On receipt of the summons, the appellant appeared before that court. In Antony Cherian (supra), it was held as follows:- “5. If it is said that the Magistrate has no jurisdiction to grant bail in a case involving offences punishable with imprisonment for life, the discretion conferred on a Magistrate by S.437 of the Code will stand unnecessarily restricted. Such restriction may lead to a practical consequence that in all cases (whether instituted on complaint or police report) in which offences punishable with imprisonment for life but triable by a Magistrate of the First Class are involved the Magistrate cannot exercise jurisdiction in favour of granting bail. Eg:- Ss.326, 377, 388, 394, 409, 467, 472, 474, 475 and 477 are offences punishable with imprisonment for life, but all such offences are triable by Magistrate of the First Class. Usually or atleast in most of such cases Magistrate exercise discretion in favour of granting bail. Of course, where offences punishable with imprisonment for life and triable exclusively by Court of Sessions are involved Magistrates refrain from granting bail to accused persons in such cases.
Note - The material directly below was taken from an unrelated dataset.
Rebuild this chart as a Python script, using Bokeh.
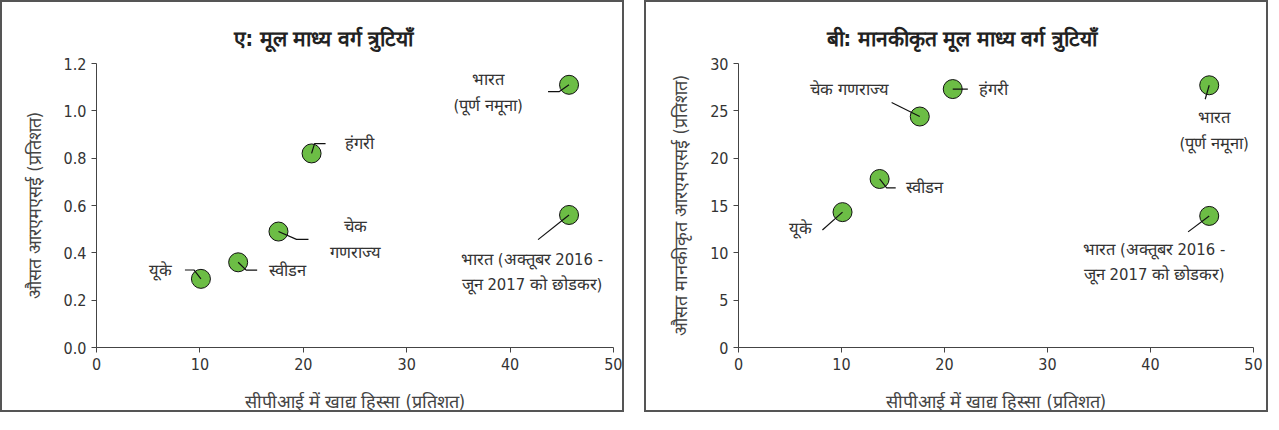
from bokeh.plotting import figure
from bokeh.layouts import row
from bokeh.models import ColumnDataSource, Range1d, FixedTicker, CustomJSTickFormatter, Title
from bokeh.core.properties import value
from bokeh.embed import file_html
from bokeh.resources import INLINE

# ---------------- data ----------------
food_share = [10.1, 13.7, 17.6, 20.8, 45.7, 45.7]
rmse = [0.29, 0.36, 0.49, 0.82, 1.11, 0.56]
std_rmse = [14.3, 17.8, 24.4, 27.3, 27.7, 13.9]
labels_a = ["यूके", "स्वीडन", "चेक\nगणराज्य", "हंगरी",
            "भारत\n(पूर्ण नमूना)", "भारत (अक्तूबर 2016 -\nजून 2017 को छोडकर)"]
labels_b = ["यूके", "स्वीडन", "चेक गणराज्य", "हंगरी",
            "भारत\n(पूर्ण नमूना)", "भारत (अक्तूबर 2016 -\nजून 2017 को छोडकर)"]
x_ticks = [0, 10, 20, 30, 40, 50]
y_ticks_a = [0.0, 0.2, 0.4, 0.6, 0.8, 1.0, 1.2]
y_ticks_b = [0, 5, 10, 15, 20, 25, 30]
title_a = "ए: मूल माध्य वर्ग त्रुटियाँ"
title_b = "बी: मानकीकृत मूल माध्य वर्ग त्रुटियाँ"
xlabel = "सीपीआई में खाद्य हिस्सा (प्रतिशत)"
ylabel_a = "औसत आरएमएसई (प्रतिशत)"
ylabel_b = "औसत मानकीकृत आरएमएसई (प्रतिशत)"

# ---------------- styling / positions (screen px) ----------------
FONT = "DejaVu Sans Condensed"
TXT = "#333333"
GREEN = "#6cbd45"

# label offsets (dx, dy) in px from the point, dy downward; align
lab_a = [(-40, -8, "center"), (31, 8, "left"), (77, 8, "center"), (33, -10, "left"),
         (-81, 8, "center"), (-37, 57, "center")]
lab_b = [(-42, 16, "center"), (26, 9, "left"), (-70, -27, "center"), (26, 0, "left"),
         (5, 45, "center"), (-55, 46, "center")]
lead_a = [[(0, 0), (-7, -9), (-16, -9)], [(0, 0), (8, 8), (19, 8)], [(0, 0), (18, 8), (30, 8)],
          [(0, 0), (3, -10), (14, -10)], [(0, 0), (-10, 7), (-21, 7)], [(0, 0), (-31, 25)]]
lead_b = [[(0, 0), (-20, 18)], [(0, 0), (7, 9), (16, 9)], [(0, 0), (-28, -14)],
          [(0, 0), (15, 0)], [(0, 0), (-4, 14)], [(0, 0), (-21, 16)]]


def make_panel(ys, labels, lab, lead, yticks, ymax, title, ylabel, fmt,
               bl, br, bt, bb, ystand, xstand, fw, fh, toff, W=624, H=412):
    p = figure(width=W, height=H, output_backend="svg", toolbar_location=None,
               x_range=Range1d(0, 50), y_range=Range1d(0, ymax),
               min_border_left=bl, min_border_right=br, min_border_top=bt, min_border_bottom=bb,
               title=None)
    p.styles = {"border": "2px solid #555555", "box-sizing": "border-box"}
    p.outline_line_color = None
    p.grid.visible = False
    p.add_layout(Title(text=title, align="left", vertical_align="top",
                       text_font=FONT, text_font_size="21px", text_font_style="bold",
                       text_color="#222222", offset=toff, standoff=21), "above")

    xs_scale = fw / 50.0
    ys_scale = fh / ymax
    lx, ly = [], []
    for x0, y0, pts in zip(food_share, ys, lead):
        lx.append([x0 + dx / xs_scale for dx, dy in pts])
        ly.append([y0 - dy / ys_scale for dx, dy in pts])
    p.scatter(food_share, ys, size=19, fill_color=GREEN, line_color="#111111", line_width=1)
    p.multi_line(lx, ly, line_color="#111111", line_width=1.2)

    src = ColumnDataSource(dict(x=food_share, y=ys, text=labels,
                                dx=[l[0] for l in lab], dy=[l[1] for l in lab],
                                align=[l[2] for l in lab]))
    p.text("x", "y", text="text", x_offset="dx", y_offset="dy", text_align="align",
           text_baseline="middle", source=src, text_font=value(FONT), text_font_size="16.5px",
           text_color=TXT, text_line_height=1.35)

    for ax in (p.xaxis[0], p.yaxis[0]):
        ax.major_tick_in = 0
        ax.major_tick_out = 5
        ax.minor_tick_line_color = None
        ax.axis_line_color = "#444444"
        ax.major_tick_line_color = "#444444"
        ax.major_label_text_font = FONT
        ax.major_label_text_font_size = "16px"
        ax.major_label_text_color = TXT
        ax.axis_label_text_font = FONT
        ax.axis_label_text_font_size = "18px"
        ax.axis_label_text_font_style = "normal"
        ax.axis_label_text_color = "#444444"
    p.xaxis.ticker = FixedTicker(ticks=x_ticks)
    p.yaxis.ticker = FixedTicker(ticks=yticks)
    p.yaxis.formatter = CustomJSTickFormatter(code=fmt)
    p.xaxis.axis_label = xlabel
    p.yaxis.axis_label = ylabel
    p.xaxis.axis_label_standoff = xstand
    p.yaxis.axis_label_standoff = ystand
    return p


pa = make_panel(rmse, labels_a, lab_a, lead_a, y_ticks_a, 1.2, title_a, ylabel_a,
                "return tick.toFixed(1);", 94, 13, 61, 40, 16, 18, 517, 288, 137)
pb = make_panel(std_rmse, labels_b, lab_b, lead_b, y_ticks_b, 30, title_b, ylabel_b,
                "return tick.toFixed(0);", 92, 17, 59, 40, 16, 18, 512, 285, 88)

layout = row(pa, pb, spacing=20)
open("out.html", "w").write(file_html(layout, INLINE))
The restriction imposed on a Magistrate by the legislature is that when “there appear reasonable grounds for believing that he has been guilty of an offence punishable with death or imprisonment for life” such person shall not be released on bail by that Magistrate.” Taking note of the law laid down in Antony Cherian (supra) and Sreekumar V (supra), I am of the view that this appeal can be disposed of permitting the appellant to move the Judicial First Class Magistrate Court, Ottappalam, for regular bail in the light of the law laid down in Shanu v. State of Kerala, 2000 (3) KLT 452 & Sukumari v. State of Kerala, 2001 (1) KLT 22 . The judgment of this Court in Suresh M.R(supra) was rendered in different factual circumstances and does not in any manner militate against the view taken in this case. Resultantly this appeal is disposed of directing the Judicial First Class Magistrate Court, Ottapalam, (where C.P. No.2/2021 is pending) to consider any application that may be filed by the appellant/petitioner for regular bail, in accordance with the law. I make it clear that I have not expressed any opinion on the merits or entitlement of the appellant for regular bail.